* begin *

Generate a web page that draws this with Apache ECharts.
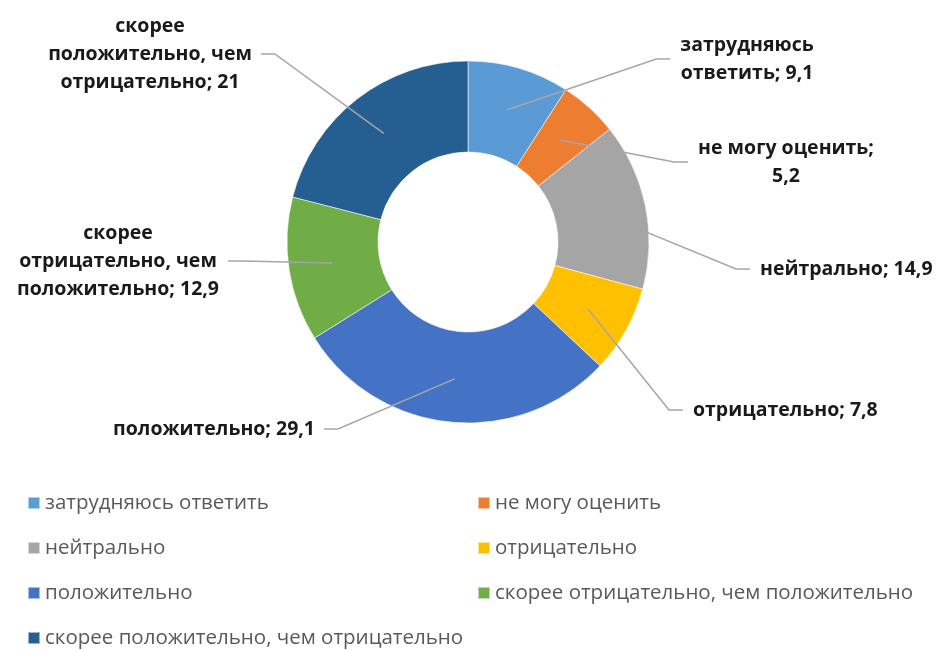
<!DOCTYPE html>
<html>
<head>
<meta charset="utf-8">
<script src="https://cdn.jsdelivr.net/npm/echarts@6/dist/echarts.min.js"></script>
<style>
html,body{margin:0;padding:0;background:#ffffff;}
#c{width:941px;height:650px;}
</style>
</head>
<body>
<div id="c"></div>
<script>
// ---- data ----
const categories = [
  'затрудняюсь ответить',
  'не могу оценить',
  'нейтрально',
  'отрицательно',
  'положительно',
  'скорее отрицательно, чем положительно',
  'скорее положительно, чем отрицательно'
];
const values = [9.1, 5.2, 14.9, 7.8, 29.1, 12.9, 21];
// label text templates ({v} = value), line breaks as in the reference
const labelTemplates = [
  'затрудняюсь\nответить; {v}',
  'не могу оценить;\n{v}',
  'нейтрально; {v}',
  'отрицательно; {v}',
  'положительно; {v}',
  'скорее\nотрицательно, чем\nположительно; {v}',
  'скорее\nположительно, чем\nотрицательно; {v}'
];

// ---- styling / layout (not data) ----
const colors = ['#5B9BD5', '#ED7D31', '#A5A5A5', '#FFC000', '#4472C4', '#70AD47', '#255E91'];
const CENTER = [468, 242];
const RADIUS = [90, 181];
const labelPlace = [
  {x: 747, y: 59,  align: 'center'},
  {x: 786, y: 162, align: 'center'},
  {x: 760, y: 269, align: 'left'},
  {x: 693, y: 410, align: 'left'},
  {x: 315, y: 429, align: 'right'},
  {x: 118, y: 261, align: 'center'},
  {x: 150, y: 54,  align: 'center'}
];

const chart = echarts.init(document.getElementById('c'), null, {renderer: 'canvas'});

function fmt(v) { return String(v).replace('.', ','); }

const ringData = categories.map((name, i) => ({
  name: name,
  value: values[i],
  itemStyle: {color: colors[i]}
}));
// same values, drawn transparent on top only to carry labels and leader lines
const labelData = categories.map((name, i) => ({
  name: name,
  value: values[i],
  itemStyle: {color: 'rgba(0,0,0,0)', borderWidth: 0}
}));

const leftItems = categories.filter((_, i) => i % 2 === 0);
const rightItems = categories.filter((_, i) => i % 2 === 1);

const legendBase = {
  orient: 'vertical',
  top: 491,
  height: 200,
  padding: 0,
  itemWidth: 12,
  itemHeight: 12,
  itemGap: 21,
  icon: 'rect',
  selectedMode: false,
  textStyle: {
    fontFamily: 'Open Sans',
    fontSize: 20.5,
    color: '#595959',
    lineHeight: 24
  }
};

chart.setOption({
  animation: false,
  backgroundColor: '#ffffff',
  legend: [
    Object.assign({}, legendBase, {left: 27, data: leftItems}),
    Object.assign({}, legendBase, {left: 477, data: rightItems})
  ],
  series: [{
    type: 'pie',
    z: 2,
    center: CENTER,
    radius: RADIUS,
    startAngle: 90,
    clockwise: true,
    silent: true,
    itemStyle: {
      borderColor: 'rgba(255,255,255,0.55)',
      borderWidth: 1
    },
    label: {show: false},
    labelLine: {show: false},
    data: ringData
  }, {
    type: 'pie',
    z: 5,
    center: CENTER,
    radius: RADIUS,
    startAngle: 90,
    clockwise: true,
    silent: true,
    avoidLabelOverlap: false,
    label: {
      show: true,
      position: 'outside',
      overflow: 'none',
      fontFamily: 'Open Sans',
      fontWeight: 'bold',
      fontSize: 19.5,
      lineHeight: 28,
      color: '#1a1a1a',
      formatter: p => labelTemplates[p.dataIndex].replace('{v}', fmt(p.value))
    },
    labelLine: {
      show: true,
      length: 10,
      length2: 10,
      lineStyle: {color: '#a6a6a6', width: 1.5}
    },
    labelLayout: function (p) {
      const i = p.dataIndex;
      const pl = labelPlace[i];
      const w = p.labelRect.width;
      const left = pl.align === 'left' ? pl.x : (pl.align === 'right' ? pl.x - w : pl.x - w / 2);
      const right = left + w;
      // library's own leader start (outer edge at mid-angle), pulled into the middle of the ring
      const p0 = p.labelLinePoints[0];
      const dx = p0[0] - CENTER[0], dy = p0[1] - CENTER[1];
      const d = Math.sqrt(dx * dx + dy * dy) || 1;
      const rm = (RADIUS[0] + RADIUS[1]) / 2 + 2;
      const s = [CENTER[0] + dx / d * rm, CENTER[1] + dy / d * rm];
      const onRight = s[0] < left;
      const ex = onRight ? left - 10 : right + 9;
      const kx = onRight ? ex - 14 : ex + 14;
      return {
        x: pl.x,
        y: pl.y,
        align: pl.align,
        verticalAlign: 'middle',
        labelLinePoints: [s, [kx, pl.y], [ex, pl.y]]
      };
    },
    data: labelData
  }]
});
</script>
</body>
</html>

* end *

**Given request**
Reproduce each line exactly, please, except for any pictures.

**Written solution**
Generate a web page that draws this with Apache ECharts.
<!DOCTYPE html>
<html>
<head>
<meta charset="utf-8">
<script src="https://cdn.jsdelivr.net/npm/echarts@6/dist/echarts.min.js"></script>
<style>
html,body{margin:0;padding:0;background:#ffffff;}
#c{width:941px;height:650px;}
</style>
</head>
<body>
<div id="c"></div>
<script>
// ---- data ----
const categories = [
  'затрудняюсь ответить',
  'не могу оценить',
  'нейтрально',
  'отрицательно',
  'положительно',
  'скорее отрицательно, чем положительно',
  'скорее положительно, чем отрицательно'
];
const values = [9.1, 5.2, 14.9, 7.8, 29.1, 12.9, 21];
// label text templates ({v} = value), line breaks as in the reference
const labelTemplates = [
  'затрудняюсь\nответить; {v}',
  'не могу оценить;\n{v}',
  'нейтрально; {v}',
  'отрицательно; {v}',
  'положительно; {v}',
  'скорее\nотрицательно, чем\nположительно; {v}',
  'скорее\nположительно, чем\nотрицательно; {v}'
];

// ---- styling / layout (not data) ----
const colors = ['#5B9BD5', '#ED7D31', '#A5A5A5', '#FFC000', '#4472C4', '#70AD47', '#255E91'];
const CENTER = [468, 242];
const RADIUS = [90, 181];
const labelPlace = [
  {x: 747, y: 59,  align: 'center'},
  {x: 786, y: 162, align: 'center'},
  {x: 760, y: 269, align: 'left'},
  {x: 693, y: 410, align: 'left'},
  {x: 315, y: 429, align: 'right'},
  {x: 118, y: 261, align: 'center'},
  {x: 150, y: 54,  align: 'center'}
];

const chart = echarts.init(document.getElementById('c'), null, {renderer: 'canvas'});

function fmt(v) { return String(v).replace('.', ','); }

const ringData = categories.map((name, i) => ({
  name: name,
  value: values[i],
  itemStyle: {color: colors[i]}
}));
// same values, drawn transparent on top only to carry labels and leader lines
const labelData = categories.map((name, i) => ({
  name: name,
  value: values[i],
  itemStyle: {color: 'rgba(0,0,0,0)', borderWidth: 0}
}));

const leftItems = categories.filter((_, i) => i % 2 === 0);
const rightItems = categories.filter((_, i) => i % 2 === 1);

const legendBase = {
  orient: 'vertical',
  top: 491,
  height: 200,
  padding: 0,
  itemWidth: 12,
  itemHeight: 12,
  itemGap: 21,
  icon: 'rect',
  selectedMode: false,
  textStyle: {
    fontFamily: 'Open Sans',
    fontSize: 20.5,
    color: '#595959',
    lineHeight: 24
  }
};

chart.setOption({
  animation: false,
  backgroundColor: '#ffffff',
  legend: [
    Object.assign({}, legendBase, {left: 27, data: leftItems}),
    Object.assign({}, legendBase, {left: 477, data: rightItems})
  ],
  series: [{
    type: 'pie',
    z: 2,
    center: CENTER,
    radius: RADIUS,
    startAngle: 90,
    clockwise: true,
    silent: true,
    itemStyle: {
      borderColor: 'rgba(255,255,255,0.55)',
      borderWidth: 1
    },
    label: {show: false},
    labelLine: {show: false},
    data: ringData
  }, {
    type: 'pie',
    z: 5,
    center: CENTER,
    radius: RADIUS,
    startAngle: 90,
    clockwise: true,
    silent: true,
    avoidLabelOverlap: false,
    label: {
      show: true,
      position: 'outside',
      overflow: 'none',
      fontFamily: 'Open Sans',
      fontWeight: 'bold',
      fontSize: 19.5,
      lineHeight: 28,
      color: '#1a1a1a',
      formatter: p => labelTemplates[p.dataIndex].replace('{v}', fmt(p.value))
    },
    labelLine: {
      show: true,
      length: 10,
      length2: 10,
      lineStyle: {color: '#a6a6a6', width: 1.5}
    },
    labelLayout: function (p) {
      const i = p.dataIndex;
      const pl = labelPlace[i];
      const w = p.labelRect.width;
      const left = pl.align === 'left' ? pl.x : (pl.align === 'right' ? pl.x - w : pl.x - w / 2);
      const right = left + w;
      // library's own leader start (outer edge at mid-angle), pulled into the middle of the ring
      const p0 = p.labelLinePoints[0];
      const dx = p0[0] - CENTER[0], dy = p0[1] - CENTER[1];
      const d = Math.sqrt(dx * dx + dy * dy) || 1;
      const rm = (RADIUS[0] + RADIUS[1]) / 2 + 2;
      const s = [CENTER[0] + dx / d * rm, CENTER[1] + dy / d * rm];
      const onRight = s[0] < left;
      const ex = onRight ? left - 10 : right + 9;
      const kx = onRight ? ex - 14 : ex + 14;
      return {
        x: pl.x,
        y: pl.y,
        align: pl.align,
        verticalAlign: 'middle',
        labelLinePoints: [s, [kx, pl.y], [ex, pl.y]]
      };
    },
    data: labelData
  }]
});
</script>
</body>
</html>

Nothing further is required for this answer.